CIEGOS DE NACIMIENTO

El pasaje del Evangelio nos sitúa ante la ceguera. O ante el ciego. O puede que sea igual. Lo cierto es que José Saramago hizo su Ensayo sobre la ceguera como una gran metáfora, a su estilo, sobre la negación de la visión: un mundo ciego en su egoísmo y fallo en solidaridad.

Aquella comunidad que recibió el Evangelio de Juan entendió rápidamente los dos niveles en los que se movía el evangelista: sabe que él entresaca eventos de la vida de Jesús para darles un sentido mayor. San Juan es un maestro en el arte de las indirectas. O de los planos. O los dobles sentidos. La ceguera biológica no es consecuencia del pecado, pero sí símbolo de la ceguera espiritual, que sí lo es. Las alusiones al agua bautismal y la luz de la fe que se recibe, están presentes. Contrasta este realismo sacramental con el mundo gnóstico: los iniciados son los que se dejan iluminar y purificar por Jesús en el bautismo, y no los que adquieren una conciencia basada en conocimientos arcanos.

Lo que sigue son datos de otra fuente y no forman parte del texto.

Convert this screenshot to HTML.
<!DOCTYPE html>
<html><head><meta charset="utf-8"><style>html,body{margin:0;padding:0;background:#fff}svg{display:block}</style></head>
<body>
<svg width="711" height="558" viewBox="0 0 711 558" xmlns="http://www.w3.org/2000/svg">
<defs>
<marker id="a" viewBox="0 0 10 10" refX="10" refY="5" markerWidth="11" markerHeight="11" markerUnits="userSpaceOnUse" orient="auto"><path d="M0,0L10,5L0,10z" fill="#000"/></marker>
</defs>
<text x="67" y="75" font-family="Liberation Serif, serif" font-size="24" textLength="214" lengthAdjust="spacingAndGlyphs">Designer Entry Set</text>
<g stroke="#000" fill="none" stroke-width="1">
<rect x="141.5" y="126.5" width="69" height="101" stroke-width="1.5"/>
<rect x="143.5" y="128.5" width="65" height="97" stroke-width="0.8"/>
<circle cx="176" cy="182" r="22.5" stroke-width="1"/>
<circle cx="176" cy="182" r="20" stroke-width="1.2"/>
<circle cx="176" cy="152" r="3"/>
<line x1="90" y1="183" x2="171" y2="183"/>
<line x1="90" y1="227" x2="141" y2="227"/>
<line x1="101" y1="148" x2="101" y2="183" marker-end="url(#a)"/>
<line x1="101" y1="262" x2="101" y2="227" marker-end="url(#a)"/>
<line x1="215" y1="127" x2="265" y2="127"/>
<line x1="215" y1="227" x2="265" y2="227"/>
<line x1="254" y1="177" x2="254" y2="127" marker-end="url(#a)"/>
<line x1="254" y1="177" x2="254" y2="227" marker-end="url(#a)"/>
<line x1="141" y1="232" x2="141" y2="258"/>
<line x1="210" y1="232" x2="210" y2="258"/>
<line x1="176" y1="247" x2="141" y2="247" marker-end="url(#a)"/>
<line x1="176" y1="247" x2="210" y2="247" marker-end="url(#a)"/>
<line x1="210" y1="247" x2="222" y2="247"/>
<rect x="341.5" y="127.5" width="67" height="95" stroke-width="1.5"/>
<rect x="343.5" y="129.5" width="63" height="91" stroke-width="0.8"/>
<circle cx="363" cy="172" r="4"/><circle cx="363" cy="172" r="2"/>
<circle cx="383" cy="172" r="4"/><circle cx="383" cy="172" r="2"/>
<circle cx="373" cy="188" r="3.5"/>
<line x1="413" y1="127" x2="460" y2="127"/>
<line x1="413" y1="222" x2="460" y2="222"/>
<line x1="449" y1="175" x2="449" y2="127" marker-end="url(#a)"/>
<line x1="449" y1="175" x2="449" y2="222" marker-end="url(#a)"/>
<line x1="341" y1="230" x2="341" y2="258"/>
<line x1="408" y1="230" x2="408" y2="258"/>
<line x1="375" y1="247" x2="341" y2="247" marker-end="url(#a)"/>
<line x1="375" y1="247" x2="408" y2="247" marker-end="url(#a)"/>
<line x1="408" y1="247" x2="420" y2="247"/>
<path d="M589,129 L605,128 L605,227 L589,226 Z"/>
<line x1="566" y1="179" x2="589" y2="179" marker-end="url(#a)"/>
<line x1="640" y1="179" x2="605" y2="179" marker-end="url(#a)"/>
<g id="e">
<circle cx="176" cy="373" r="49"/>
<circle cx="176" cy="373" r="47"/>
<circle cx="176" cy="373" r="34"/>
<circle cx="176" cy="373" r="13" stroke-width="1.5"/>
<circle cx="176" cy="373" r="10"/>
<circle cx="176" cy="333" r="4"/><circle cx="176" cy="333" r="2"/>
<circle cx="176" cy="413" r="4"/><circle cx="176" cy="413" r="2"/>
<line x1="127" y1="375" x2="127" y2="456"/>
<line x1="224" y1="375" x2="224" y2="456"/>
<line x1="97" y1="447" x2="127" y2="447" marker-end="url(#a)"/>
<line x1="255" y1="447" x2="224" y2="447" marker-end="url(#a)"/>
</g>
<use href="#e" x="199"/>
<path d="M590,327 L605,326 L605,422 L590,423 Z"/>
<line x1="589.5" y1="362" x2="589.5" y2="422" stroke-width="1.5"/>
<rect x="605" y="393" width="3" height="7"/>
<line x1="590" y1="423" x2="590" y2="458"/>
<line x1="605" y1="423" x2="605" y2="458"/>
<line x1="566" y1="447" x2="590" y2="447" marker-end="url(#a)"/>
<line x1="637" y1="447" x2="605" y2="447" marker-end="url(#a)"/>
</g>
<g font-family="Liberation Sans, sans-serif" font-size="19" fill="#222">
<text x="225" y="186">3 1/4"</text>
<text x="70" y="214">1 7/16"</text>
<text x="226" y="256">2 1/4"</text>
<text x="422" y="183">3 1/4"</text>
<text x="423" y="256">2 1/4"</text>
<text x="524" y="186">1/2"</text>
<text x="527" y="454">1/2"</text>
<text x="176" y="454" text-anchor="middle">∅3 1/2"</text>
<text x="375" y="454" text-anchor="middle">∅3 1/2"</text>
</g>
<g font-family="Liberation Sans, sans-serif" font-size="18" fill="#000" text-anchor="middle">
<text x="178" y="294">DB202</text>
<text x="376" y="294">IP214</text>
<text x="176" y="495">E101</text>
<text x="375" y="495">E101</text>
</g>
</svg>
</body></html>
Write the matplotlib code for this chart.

Jesús ha subido a Jerusalén para la fiesta de los Tabernáculos o las Cabañas. Es una fiesta otoñal que coincide con la cosecha, es tiempo de reposar de las fatigas de la recolección y se espera la llegada de las lluvias. Pero al mismo tiempo es una fiesta que conmemora, aún hoy en día, la estadía del pueblo en el desierto. Luego de la salida de Egipto, el pueblo pasa por el desierto oscilando entre la fidelidad de Dios y su infidelidad. Dios le habla al corazón, como diría el profeta. Incluso actualmente se levantan chozas conmemorativas, que son el deleite de los niños judíos. En los tiempos de Jesús había también una procesión desde una de las piscinas cercanas al Templo, llevando agua en una vasija de oro. Por el camino se iban encendiendo velas y las antorchas iluminaban Jerusalén durante los siete días de la celebración. En este contexto Jesús declaró que quien cree en Él de su interior surgirán torrentes de agua viva; también dijo que Él era la luz del mundo. Es decir, Jesús se sitúa en el centro de la festividad: el agua la da Él, la luz es Él. La fiesta es por Él. No podía ser más provocador.

En los días de celebración se consigue con el ciego de nacimiento. Surge la pregunta teológica: pecó él o sus padres. Ni él ni sus padres, contestará Jesús. Es para que se manifieste la gloria de Dios. Unta tierra con saliva y el barro cubre los párpados del ciego. Lo manda a la piscina de Siloé, en la parte baja de la ciudad. Camino complicado para un ciego. Con todo llega y se lava en las aguas del Enviado: es lo que significa la palabra Siloé. Y en esa agua el ciego –y también nosotros- recuperamos la vista.

La gente interroga al que era ciego tanto, que termina donde los fariseos. “¿Quién lo ha hecho?” –le dicen. “Un hombre de nombre Jesús”, contesta. Se extiende la duda y la confusión que involucran a sus padres. No responden. El miedo los hace mudos. Temen ser expulsados, como le ocurrirá al neovidente. Vuelven donde el ciego. Dice este que es un profeta. Le replican que se trata de un pecador que no respeta el sábado. Porfía el ciego: Dios no escucha a los pecadores, sino a los justos y piadosos. Insisten en refutar el testimonio de un pecador, pues había sido ciego desde el nacimiento, y los ciegos expulsan al que comenzó a ver.

Por el camino se consigue a Jesús, que lo interroga sobre si cree en el Hijo del hombre. Tiene unas cosas Jesús: renuncia al saludo y presentación directa y se va por las ramas hablando de un hijo de Hombre. Daniel, el profeta, sale en nuestra ayuda recordando que el misterioso personaje así llamado en su libro, que descendía de las nubes, iba a ser el encargado de juzgara al mundo al final de los tiempos. “¿Quién es?° le decimos el ciego y nosotros a una voz. “El que estás viendo…” y no lo ven los demás.

El proceso de adquisición de la fe concluye en el reconocimiento y postración ante Jesús.

La alusión a la fe queda sellada cuando Jesús indica el juicio que viene a realizar: que los ciegos vean y los que ven queden ciegos. Algunos fariseos se dan por aludidos y preguntan si ellos también están ciegos. Si estuvieran ciegos no tendrían pecado, pero como dicen que ven, el pecado persiste.

Esta especie de metáfora sobre la dialéctica entre fe y obstinación, además de llamar la atención sobre la oscuridad del pecado que nubla las capacidades del ser humano para adherirse a Jesús, es una advertencia para todos los que decimos ver: lo que vemos juzgará lo que hacemos.

Y recuerda que la Palabra de Dios proclamada es la Palabra de Dios celebrada en los sacramentos.